§ **Data extract**
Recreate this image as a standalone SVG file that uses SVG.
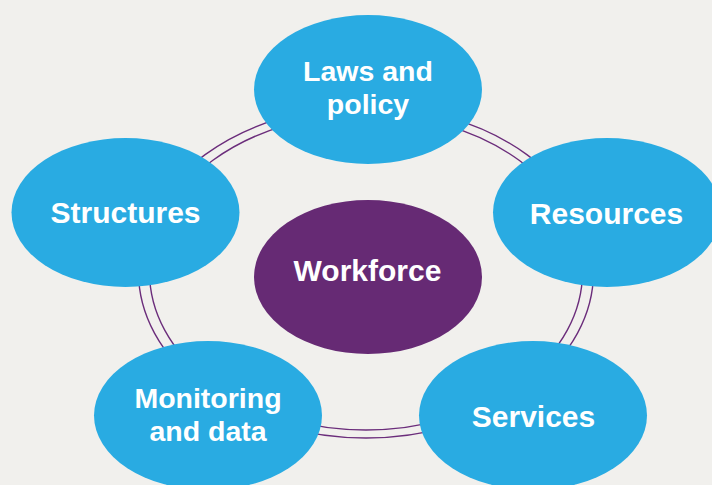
<svg xmlns="http://www.w3.org/2000/svg" width="712" height="485" viewBox="0 0 712 485">
<style>
.bg{fill:#f1f0ed}
.ring{fill:none;stroke:#6b2d7b;stroke-width:1.4}
.outer{fill:#29abe2}
.core{fill:#662a74}
.lbl{font-family:"Liberation Sans",Arial,sans-serif;font-weight:bold;font-size:30px;fill:#ffffff;text-anchor:middle}
.two{font-size:28.5px}
</style>
<rect class="bg" x="0" y="0" width="712" height="485"/>
<g id="connectors">
<ellipse class="ring" cx="366" cy="272" rx="227.5" ry="166"/>
<ellipse class="ring" cx="366" cy="272" rx="216.5" ry="158"/>
</g>
<g id="laws-and-policy">
<ellipse class="outer" cx="368" cy="89.5" rx="114" ry="74.5"/>
<text class="lbl two" x="368" y="81">Laws and</text>
<text class="lbl two" x="368" y="114">policy</text>
</g>
<g id="structures">
<ellipse class="outer" cx="125.5" cy="212.5" rx="114" ry="74.5"/>
<text class="lbl" x="125.5" y="223">Structures</text>
</g>
<g id="resources">
<ellipse class="outer" cx="607" cy="212.5" rx="114" ry="74.5"/>
<text class="lbl" x="606.5" y="224">Resources</text>
</g>
<g id="workforce">
<ellipse class="core" cx="368" cy="277" rx="114" ry="77"/>
<text class="lbl" x="367.5" y="281">Workforce</text>
</g>
<g id="monitoring-and-data">
<ellipse class="outer" cx="208" cy="415.5" rx="114" ry="74.5"/>
<text class="lbl two" x="208" y="407.5">Monitoring</text>
<text class="lbl two" x="208" y="440.5">and data</text>
</g>
<g id="services">
<ellipse class="outer" cx="533" cy="415.5" rx="114" ry="74.5"/>
<text class="lbl" x="533.5" y="427">Services</text>
</g>
</svg>
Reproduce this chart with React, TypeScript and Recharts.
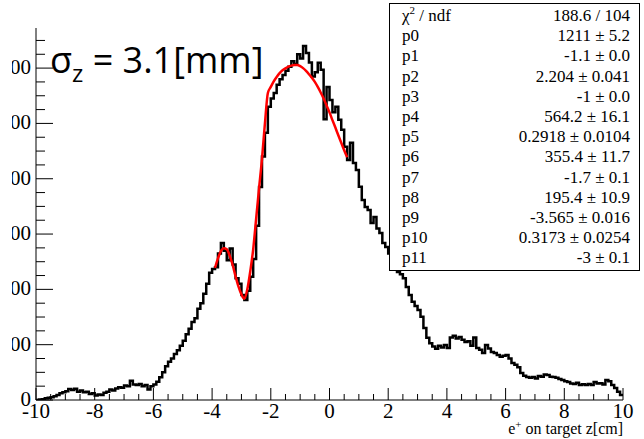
import React from "react";
import { LineChart, Line, XAxis, YAxis } from "recharts";

// e+ on target z histogram, 0.1 cm bins, counts per bin
const binsM10toM6 = [0, 2, 3, 6, 8, 10, 14, 18, 24, 28, 32, 40, 36, 41, 30, 34, 28, 30, 22, 24, 16, 20, 18, 26, 30, 38, 34, 42, 46, 44, 52, 50, 70, 56, 54, 58, 50, 54, 38, 50];
const binsM6toM2 = [56, 66, 82, 100, 122, 138, 150, 166, 180, 196, 214, 238, 258, 282, 296, 330, 350, 384, 420, 460, 474, 480, 530, 568, 540, 505, 548, 490, 440, 420, 380, 362, 395, 446, 510, 630, 770, 880, 966, 1060];
const binsM2to2 = [1090, 1110, 1140, 1160, 1175, 1190, 1205, 1225, 1215, 1250, 1235, 1280, 1255, 1220, 1170, 1185, 1219, 1194, 1015, 1132, 1085, 1040, 1060, 1013, 977, 916, 868, 930, 857, 832, 771, 723, 698, 687, 640, 662, 620, 604, 568, 553];
const bins2to6 = [530, 505, 480, 463, 455, 440, 409, 380, 355, 340, 325, 301, 260, 225, 205, 193, 185, 196, 190, 199, 188, 226, 232, 222, 228, 218, 210, 212, 196, 226, 188, 182, 170, 199, 186, 174, 170, 163, 156, 160];
const bins6to10 = [163, 150, 134, 127, 118, 98, 88, 83, 80, 83, 78, 87, 84, 92, 90, 84, 83, 80, 76, 72, 68, 65, 60, 58, 62, 54, 57, 54, 58, 54, 65, 60, 61, 56, 72, 68, 54, 43, 30, 18];

// fit function sampled from z = -3.9 to 0.6
const fitStart = -3.9;
const fitValues = [478, 512, 538, 549, 545, 522, 488, 447, 410, 382, 366, 400, 465, 545, 655, 765, 872, 1000, 1110, 1132, 1152, 1168, 1182, 1192, 1199, 1205, 1209, 1211, 1211, 1207, 1200, 1190, 1178, 1165, 1150, 1132, 1112, 1090, 1065, 1040, 1012, 985, 957, 930, 903, 878];

const xMajorTicks = [-10, -8, -6, -4, -2, 0, 2, 4, 6, 8, 10];
const yMajorTicks = [0, 200, 400, 600, 800, 1000, 1200];

const statRows = [
  ["χ2 / ndf", "188.6 / 104"],
  ["p0", "1211 ± 5.2"],
  ["p1", "-1.1 ± 0.0"],
  ["p2", "2.204 ± 0.041"],
  ["p3", "-1 ± 0.0"],
  ["p4", "564.2 ± 16.1"],
  ["p5", "0.2918 ± 0.0104"],
  ["p6", "355.4 ± 11.7"],
  ["p7", "-1.7 ± 0.1"],
  ["p8", "195.4 ± 10.9"],
  ["p9", "-3.565 ± 0.016"],
  ["p10", "0.3173 ± 0.0254"],
  ["p11", "-3 ± 0.1"],
];

const hist = [...binsM10toM6, ...binsM6toM2, ...binsM2to2, ...bins2to6, ...bins6to10];
const r1 = (v: number) => Math.round(v * 10) / 10;

const table = [];
for (let i = 0; i <= hist.length; i++) {
  const z = r1(-10 + i * 0.1);
  const fi = Math.round((z - fitStart) * 10);
  table.push({
    z,
    h: i < hist.length ? hist[i] : hist[hist.length - 1],
    f: fi >= 0 && fi < fitValues.length ? fitValues[fi] : null,
  });
}

const xTicks = [];
for (let k = 0; k <= 40; k++) xTicks.push(-10 + k * 0.5);
const yTicks = [];
for (let k = 0; k <= 26; k++) yTicks.push(k * 50);

const serif = { fontFamily: "Liberation Serif, DejaVu Serif, serif" };
const yMax = 1345;

const isMajorX = (v: number) => xMajorTicks.some((m) => Math.abs(m - v) < 1e-6);
const isMajorY = (v: number) => yMajorTicks.includes(v);

function BottomTick(p: any) {
  const v = p.payload.value;
  const major = isMajorX(v);
  return (
    <g>
      <line x1={p.x} x2={p.x} y1={p.y} y2={p.y - (major ? 12 : 6)} stroke="#000" strokeWidth={1} />
      {major && (
        <text x={p.x} y={p.y + 18} textAnchor="middle" fontSize={21} style={serif} fill="#000">
          {String(v)}
        </text>
      )}
    </g>
  );
}

function TopTick(p: any) {
  const major = isMajorX(p.payload.value);
  return <line x1={p.x} x2={p.x} y1={p.y} y2={p.y + (major ? 12 : 6)} stroke="#000" strokeWidth={1} />;
}

function LeftTick(p: any) {
  const v = p.payload.value;
  const major = isMajorY(v);
  return (
    <g>
      <line x1={p.x} x2={p.x + (major ? 17 : 9)} y1={p.y} y2={p.y} stroke="#000" strokeWidth={1} />
      {major && (
        <text x={p.x - 5} y={p.y + 6} textAnchor="end" fontSize={21} style={serif} fill="#000">
          {String(v)}
        </text>
      )}
    </g>
  );
}

function RightTick(p: any) {
  const major = isMajorY(p.payload.value);
  return <line x1={p.x} x2={p.x - (major ? 15 : 8)} y1={p.y} y2={p.y} stroke="#000" strokeWidth={1} />;
}

export default function App() {
  return (
    <div style={{ position: "absolute", left: 0, top: 0, width: 644, height: 439, background: "#fff", overflow: "hidden" }}>
      <LineChart width={644} height={439} data={table} margin={{ top: 28, right: 21, bottom: 0, left: 0 }}>
        <XAxis
          dataKey="z"
          type="number"
          domain={[-10, 10]}
          ticks={xTicks}
          interval={0}
          allowDataOverflow
          height={39}
          tickSize={0}
          tickMargin={0}
          tickLine={false}
          axisLine={{ stroke: "#000", strokeWidth: 1 }}
          tick={BottomTick}
        />
        <XAxis
          xAxisId="top"
          orientation="top"
          dataKey="z"
          type="number"
          domain={[-10, 10]}
          ticks={xTicks}
          interval={0}
          allowDataOverflow
          height={0}
          tickSize={0}
          tickMargin={0}
          tickLine={false}
          axisLine={{ stroke: "#000", strokeWidth: 1 }}
          tick={TopTick}
        />
        <YAxis
          type="number"
          domain={[0, yMax]}
          ticks={yTicks}
          interval={0}
          allowDataOverflow
          width={36}
          tickSize={0}
          tickMargin={0}
          tickLine={false}
          axisLine={{ stroke: "#000", strokeWidth: 1 }}
          tick={LeftTick}
        />
        <YAxis
          yAxisId="right"
          orientation="right"
          type="number"
          domain={[0, yMax]}
          ticks={yTicks}
          interval={0}
          allowDataOverflow
          width={0}
          tickSize={0}
          tickMargin={0}
          tickLine={false}
          axisLine={{ stroke: "#000", strokeWidth: 1 }}
          tick={RightTick}
        />
        <Line
          type="stepAfter"
          dataKey="h"
          stroke="#000"
          strokeWidth={2.5}
          dot={false}
          activeDot={false}
          isAnimationActive={false}
        />
        <Line
          type="monotone"
          dataKey="f"
          stroke="#ff0000"
          strokeWidth={2.5}
          dot={false}
          activeDot={false}
          connectNulls={false}
          isAnimationActive={false}
        />
      </LineChart>
      <svg width={644} height={439} style={{ position: "absolute", left: 0, top: 0, pointerEvents: "none" }}>
        <rect x={0} y={45} width={12} height={320} fill="#fff" />
        <text x={50} y={73} fontSize={36} fontFamily="'Open Sans', Lato, sans-serif" fill="#000">
          σ<tspan fontSize={24} dy={9}>z</tspan>
          <tspan dy={-9}> = 3.1[mm]</tspan>
        </text>
        <text x={623} y={434} textAnchor="end" fontSize={16} style={serif} fill="#000">
          e<tspan fontSize={11} dy={-6}>+</tspan>
          <tspan dy={6}> on target z[cm]</tspan>
        </text>
        <rect x={389.5} y={3.5} width={250} height={267} fill="#fff" stroke="#000" strokeWidth={1} />
        {statRows.map((row, i) => (
          <g key={row[0]}>
            <text x={402} y={21 + i * 20.2} fontSize={17} style={serif} fill="#000">
              {i === 0 ? (
                <>
                  χ<tspan fontSize={11} dy={-7}>2</tspan>
                  <tspan dy={7}> / ndf</tspan>
                </>
              ) : (
                row[0]
              )}
            </text>
            <text x={630} y={21 + i * 20.2} textAnchor="end" fontSize={17} style={serif} fill="#000">
              {row[1]}
            </text>
          </g>
        ))}
      </svg>
    </div>
  );
}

§ **Written request**
All lines above starting at the one with "Reproduce this chart" and ending at the one with "const yMajorTicks = [0, 200, 400, 600, 800, 1000, 1200];", inclusive, are to be printed again exactly, with the pictures left out.

§ **Correct response**
Reproduce this chart with React, TypeScript and Recharts.
import React from "react";
import { LineChart, Line, XAxis, YAxis } from "recharts";

// e+ on target z histogram, 0.1 cm bins, counts per bin
const binsM10toM6 = [0, 2, 3, 6, 8, 10, 14, 18, 24, 28, 32, 40, 36, 41, 30, 34, 28, 30, 22, 24, 16, 20, 18, 26, 30, 38, 34, 42, 46, 44, 52, 50, 70, 56, 54, 58, 50, 54, 38, 50];
const binsM6toM2 = [56, 66, 82, 100, 122, 138, 150, 166, 180, 196, 214, 238, 258, 282, 296, 330, 350, 384, 420, 460, 474, 480, 530, 568, 540, 505, 548, 490, 440, 420, 380, 362, 395, 446, 510, 630, 770, 880, 966, 1060];
const binsM2to2 = [1090, 1110, 1140, 1160, 1175, 1190, 1205, 1225, 1215, 1250, 1235, 1280, 1255, 1220, 1170, 1185, 1219, 1194, 1015, 1132, 1085, 1040, 1060, 1013, 977, 916, 868, 930, 857, 832, 771, 723, 698, 687, 640, 662, 620, 604, 568, 553];
const bins2to6 = [530, 505, 480, 463, 455, 440, 409, 380, 355, 340, 325, 301, 260, 225, 205, 193, 185, 196, 190, 199, 188, 226, 232, 222, 228, 218, 210, 212, 196, 226, 188, 182, 170, 199, 186, 174, 170, 163, 156, 160];
const bins6to10 = [163, 150, 134, 127, 118, 98, 88, 83, 80, 83, 78, 87, 84, 92, 90, 84, 83, 80, 76, 72, 68, 65, 60, 58, 62, 54, 57, 54, 58, 54, 65, 60, 61, 56, 72, 68, 54, 43, 30, 18];

// fit function sampled from z = -3.9 to 0.6
const fitStart = -3.9;
const fitValues = [478, 512, 538, 549, 545, 522, 488, 447, 410, 382, 366, 400, 465, 545, 655, 765, 872, 1000, 1110, 1132, 1152, 1168, 1182, 1192, 1199, 1205, 1209, 1211, 1211, 1207, 1200, 1190, 1178, 1165, 1150, 1132, 1112, 1090, 1065, 1040, 1012, 985, 957, 930, 903, 878];

const xMajorTicks = [-10, -8, -6, -4, -2, 0, 2, 4, 6, 8, 10];
const yMajorTicks = [0, 200, 400, 600, 800, 1000, 1200];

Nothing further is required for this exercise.